If Scotland was in the competition, I would want them to at least progress to the next round. Since my country isn't competing, I don't feel any more obliged to "support" England than an English fan should feel obliged to root for either of the teams in a Germany Vs Argentina final. Why I don't want to support England is because of the presumed support that I will and the fact that I need to justify myself if I don't. No such justification should be required. Lost amongst the headlines of papers covering this story recently is information from The Scotsman showing that although 1/3 of Scots support England, more than half of Scots support Ireland. Clearly plain to see where our cultural allegiances lie there then. It's about celebrating differences and I should no more be expected to change my allegiance to another country than a Moslem would be expected to turn up and support the Pope if he's in town. This isn't meant to be anti-English, many of my relations are English and they see this as a perfectly reasonable point of view. It seems to be media bias which is the main culprit here rather than English citizens.
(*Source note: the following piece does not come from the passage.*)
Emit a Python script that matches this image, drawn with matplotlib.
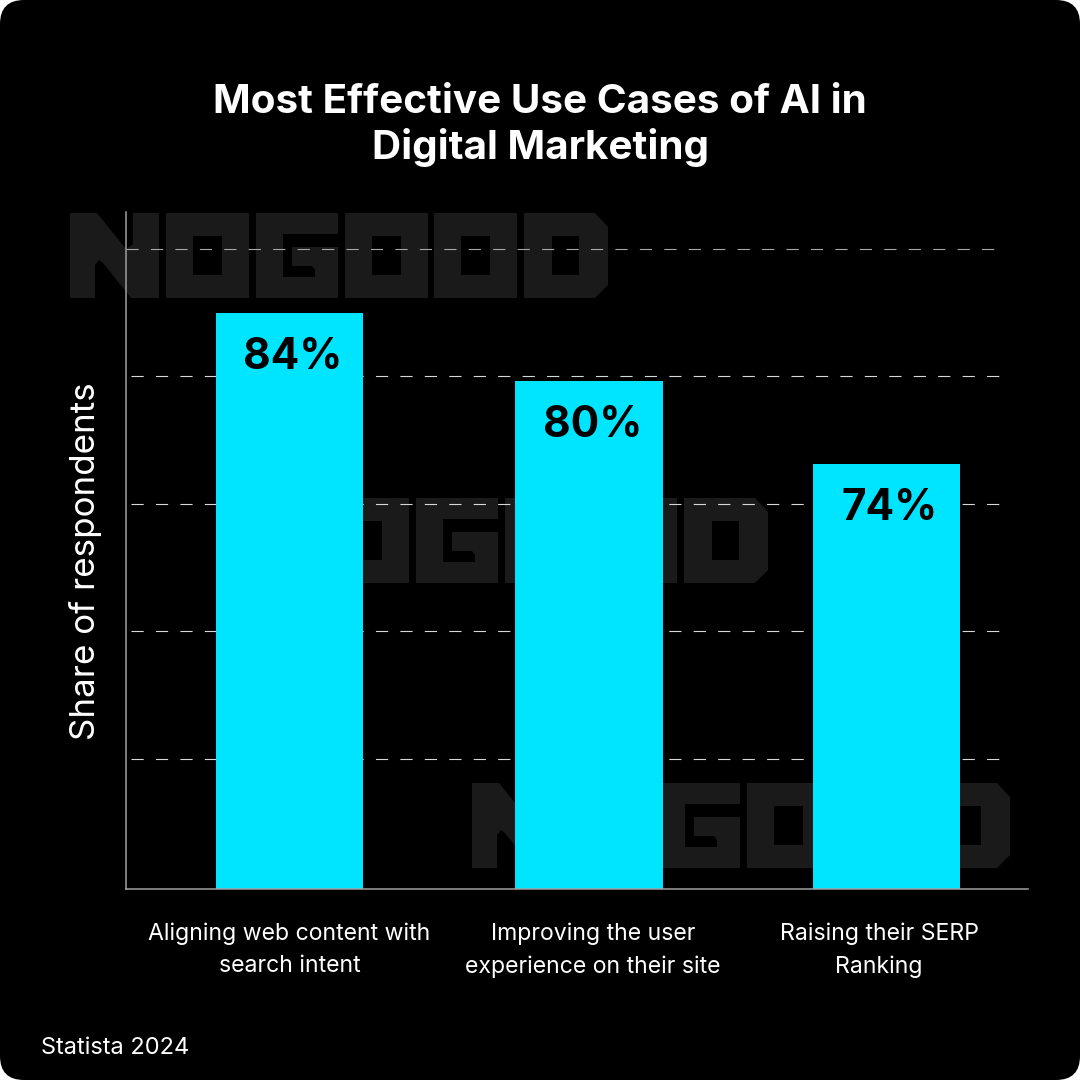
# plot.py

"""
Draws the AI use cases bar chart on a black rounded card.
Run with: python plot.py
This will save the chart as out.png.
"""

import matplotlib.pyplot as plt
from matplotlib.patches import FancyBboxPatch

categories = ["Aligning web content with\nsearch intent",
              "Improving the user\nexperience on their site",
              "Raising their SERP\nRanking"]
value_labels = ["84%", "80%", "74%"]
bar_heights = [90.4, 79.7, 66.7]  # drawn heights, not the labels
grid_levels = [20.4, 40.4, 60.4, 80.4, 100.4]
grid_starts = [131, 131, 131, 131, 126]
grid_ends = [1003, 1003, 1003, 1003, 994]
grid_colors = ["#d8d8d8", "#d8d8d8", "#d8d8d8", "#d8d8d8", "#a8a8a8"]

plt.rcParams["font.family"] = ["Inter", "DejaVu Sans"]

PX_PER_UNIT = 6.375
AXIS_LEFT, AXIS_RIGHT, AXIS_TOP, AXIS_BOTTOM = 126, 1028, 212, 889
WATERMARK = "#1a1a1a"


def draw_letter(letter, x, y):
    # Outline of one logo letter, holes are filled black over it
    outlines = {
        "N": [(0, 0), (27, 0), (56, 36), (63, 31), (63, 0), (89, 0), (89, 85),
              (61, 85), (33, 50), (29, 47), (25, 52), (25, 85), (0, 85)],
        "O": [(0, 0), (83, 0), (83, 85), (0, 85)],
        "G": [(0, 0), (82, 0), (82, 85), (0, 85)],
        "D": [(0, 0), (71, 0), (84, 14), (84, 72), (71, 85), (0, 85)],
    }
    holes = {
        "N": [],
        "O": [(27, 23), (56, 23), (56, 62), (27, 62)],
        "G": [(27, 21), (82, 21), (82, 34), (36, 34), (36, 53), (56, 53),
              (59, 57), (59, 64), (27, 64)],
        "D": [(28, 23), (55, 23), (55, 62), (28, 62)],
    }
    plt.fill([x + p[0] for p in outlines[letter]], [y + p[1] for p in outlines[letter]],
             color=WATERMARK, lw=0)
    if holes[letter]:
        plt.fill([x + p[0] for p in holes[letter]], [y + p[1] for p in holes[letter]],
                 color="black", lw=0)


def draw_watermark(x, y):
    # One NOGOOD logo with its top left corner at x, y
    for letter, offset in zip("NOGOOD", [0, 96, 186, 275, 364, 454]):
        draw_letter(letter, x + offset, y)


def draw_background():
    plt.axes([0, 0, 1, 1])
    plt.xlim(0, 1080)
    plt.ylim(1080, 0)
    plt.axis("off")
    plt.gca().add_patch(FancyBboxPatch((0, 0), 1080, 1080, boxstyle="round,pad=0,rounding_size=24",
                                       fc="black", ec="none"))
    draw_watermark(70, 213)
    draw_watermark(230, 498)
    draw_watermark(472, 783)


def draw_chart():
    plt.axes([AXIS_LEFT / 1080, 1 - AXIS_BOTTOM / 1080,
              (AXIS_RIGHT - AXIS_LEFT) / 1080, (AXIS_BOTTOM - AXIS_TOP) / 1080])
    plt.gca().patch.set_alpha(0)
    x = [0, 1.003, 2]
    tick_x = [0, 1.017, 1.975]  # labels are not quite under the bars
    x_per_px = 1 / 298.5
    x_min = -(289.5 - AXIS_LEFT) * x_per_px
    x_max = x_min + (AXIS_RIGHT - AXIS_LEFT) * x_per_px
    plt.xlim(x_min, x_max)
    plt.ylim(0, (AXIS_BOTTOM - AXIS_TOP) / PX_PER_UNIT)

    # dashed grid sits under the bars
    for level, start, end, color in zip(grid_levels, grid_starts, grid_ends, grid_colors):
        plt.plot([x_min + (start - AXIS_LEFT) * x_per_px, x_min + (end - AXIS_LEFT) * x_per_px],
                 [level, level], color=color, lw=0.8, ls=(0, (11, 11)), zorder=1)

    plt.bar(x, bar_heights, width=0.494, color="#00e5ff", zorder=2)
    for i, label in enumerate(value_labels):
        plt.text(x[i] + 0.012, bar_heights[i] - 7, label, ha="center", va="center",
                 fontsize=30.5, fontweight="bold", color="black", zorder=3)

    plt.xticks(tick_x, categories, color="white", fontsize=16.6, linespacing=1.62)
    plt.yticks([])
    plt.tick_params(axis="x", length=0, pad=24)
    plt.ylabel("Share of respondents", color="white", fontsize=25.2, labelpad=17, y=0.485)
    for side in ["top", "right"]:
        plt.gca().spines[side].set_visible(False)
    for side in ["left", "bottom"]:
        plt.gca().spines[side].set_color("#a0a0a0")
        plt.gca().spines[side].set_linewidth(1.1)


def generate_chart():
    plt.figure(figsize=(10.8, 10.8), dpi=100, facecolor="white")
    draw_background()
    draw_chart()
    plt.suptitle("Most Effective Use Cases of AI in\nDigital Marketing", x=0.5, y=0.9225,
                 color="white", fontsize=29.1, fontweight="bold", linespacing=1.24)
    plt.figtext(41 / 1080, 1 - 1048 / 1080, "Statista 2024", color="white", fontsize=17, va="center")
    plt.savefig("out.png")
    plt.close()


if __name__ == "__main__":
    generate_chart()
I would like to see the best team win. And I wouldn't even mind England winning either if I didn't have to put up with broadcasting from England mentioning it at every opportunity for almost half a century. The England Team winning the Rugby World cup was rather more moderated, hopefully the football commentators have paid attention to this.

From a recent article in the Sunday Herald.
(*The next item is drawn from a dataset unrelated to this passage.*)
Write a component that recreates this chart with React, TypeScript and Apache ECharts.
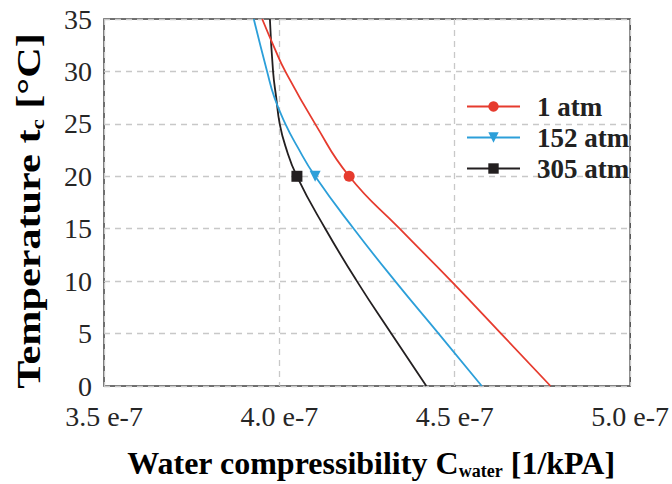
import React, { useEffect, useRef } from "react";
import * as echarts from "echarts";

// Temperature (°C) sample points, ascending
const temps1 = [0, 5, 10, 15, 20, 25, 30, 32.4, 35];
const comp1atm = [4.773, 4.632, 4.49, 4.343, 4.199, 4.102, 4.017, 3.984, 3.951];

const temps152 = [0, 5, 10, 15, 20, 22.9, 25, 27.5, 30, 35];
const comp152atm = [4.577, 4.454, 4.33, 4.212, 4.102, 4.05, 4.017, 3.986, 3.965, 3.927];

const temps305 = [0, 5, 10, 15, 20, 22.9, 25, 27.5, 30, 35];
const comp305atm = [4.419, 4.319, 4.221, 4.131, 4.05, 4.017, 4.001, 3.991, 3.982, 3.973];

const seriesNames = ["1 atm", "152 atm", "305 atm"];
const markerTemp = 20;

const xTicks = [3.5, 4.0, 4.5, 5.0];

const FONT = "'Liberation Serif', 'Times New Roman', serif";
const TICK_FONT = "Liberation Serif";

function build(temps: number[], comps: number[]) {
  return temps.map((t, i) =>
    t === markerTemp
      ? { value: [comps[i], t], symbolSize: 11 }
      : { value: [comps[i], t] }
  );
}

const richTitle = (size: number) => ({
  b: {
    fontFamily: FONT,
    fontWeight: "bold",
    fontSize: size,
    lineHeight: size + 2,
    color: "#222",
  },
  s: {
    fontFamily: FONT,
    fontWeight: "bold",
    fontSize: Math.round(size * 0.55),
    lineHeight: Math.round(size * 0.5),
    verticalAlign: "bottom",
    color: "#222",
  },
});

export default function App() {
  const ref = useRef<HTMLDivElement>(null);
  useEffect(() => {
    if (!ref.current) return;
    const chart = echarts.init(ref.current, undefined, { renderer: "svg" });
    const colors = ["#e63b2e", "#2c9fd9", "#231f20"];
    const symbols = ["circle", "path://M0,0L10,0L5,9Z", "rect"];
    const datas = [
      build(temps1, comp1atm),
      build(temps152, comp152atm),
      build(temps305, comp305atm),
    ];
    chart.setOption({
      animation: false,
      grid: {
        left: 104,
        right: 40,
        top: 19,
        bottom: 98,
        show: true,
        borderColor: "#404040",
        borderWidth: 1.5,
      },
      graphic: [
        {
          type: "text",
          x: 371,
          y: 463,
          style: {
            text: "{b|Water compressibility C}{s|water}{b| [1/kPA]}",
            rich: richTitle(32),
            align: "center",
            verticalAlign: "middle",
          },
        },
        {
          type: "text",
          x: 29,
          y: 211,
          rotation: Math.PI / 2,
          scaleX: 1.28,
          style: {
            text: "{b|Temperature t}{s|c}{b| [°C]}",
            rich: richTitle(33),
            align: "center",
            verticalAlign: "middle",
          },
        },
      ],
      legend: {
        orient: "vertical",
        left: 466,
        top: 93,
        padding: 0,
        itemWidth: 53,
        itemHeight: 13,
        itemGap: 4,
        data: seriesNames,
        textStyle: {
          fontFamily: FONT,
          fontWeight: "bold",
          fontSize: 27,
          color: "#222",
          padding: [0, 0, 0, 12],
        },
      },
      xAxis: {
        type: "value",
        min: xTicks[0],
        max: xTicks[xTicks.length - 1],
        interval: 0.5,
        axisLine: { show: false },
        axisTick: { show: false },
        splitLine: {
          show: true,
          lineStyle: { color: "#c8c8c8", type: [6, 5], width: 1.3 },
        },
        axisLabel: {
          margin: 16,
          fontFamily: TICK_FONT,
          fontSize: 28,
          color: "#262626",
          formatter: (v: number) => v.toFixed(1) + " e-7",
        },
      },
      yAxis: {
        type: "value",
        min: 0,
        max: 35,
        interval: 5,
        axisLine: { show: false },
        axisTick: { show: false },
        splitLine: {
          show: true,
          lineStyle: { color: "#c8c8c8", type: [6, 5], width: 1.3 },
        },
        axisLabel: {
          margin: 12,
          fontFamily: TICK_FONT,
          fontSize: 28,
          color: "#262626",
        },
      },
      series: seriesNames.map((name, i) => ({
        name,
        type: "line",
        data: datas[i],
        smooth: 0.5,
        symbol: symbols[i],
        symbolSize: 0,
        showSymbol: true,
        showAllSymbol: true,
        color: colors[i],
        lineStyle: { color: colors[i], width: 1.8 },
        itemStyle: { color: colors[i] },
        z: 5 - i,
      })),
    });
    return () => chart.dispose();
  }, []);
  return (
    <div
      ref={ref}
      style={{ position: "absolute", left: 0, top: 0, width: 672, height: 484 }}
    />
  );
}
If the England football team prove themselves on the pitch in Germany by their sportsmanship (ha! an archaic concept, that), their commitment and their brilliance, then they will have earned the support of the Scots. But then, I can'’t promise that I won't turn off the commentary.

I agree. I hope the commentators and the media will also appreciate the fact that support should be earned, not taken for granted.

I thought this article was over a few paragraphs ago. Well, it is now.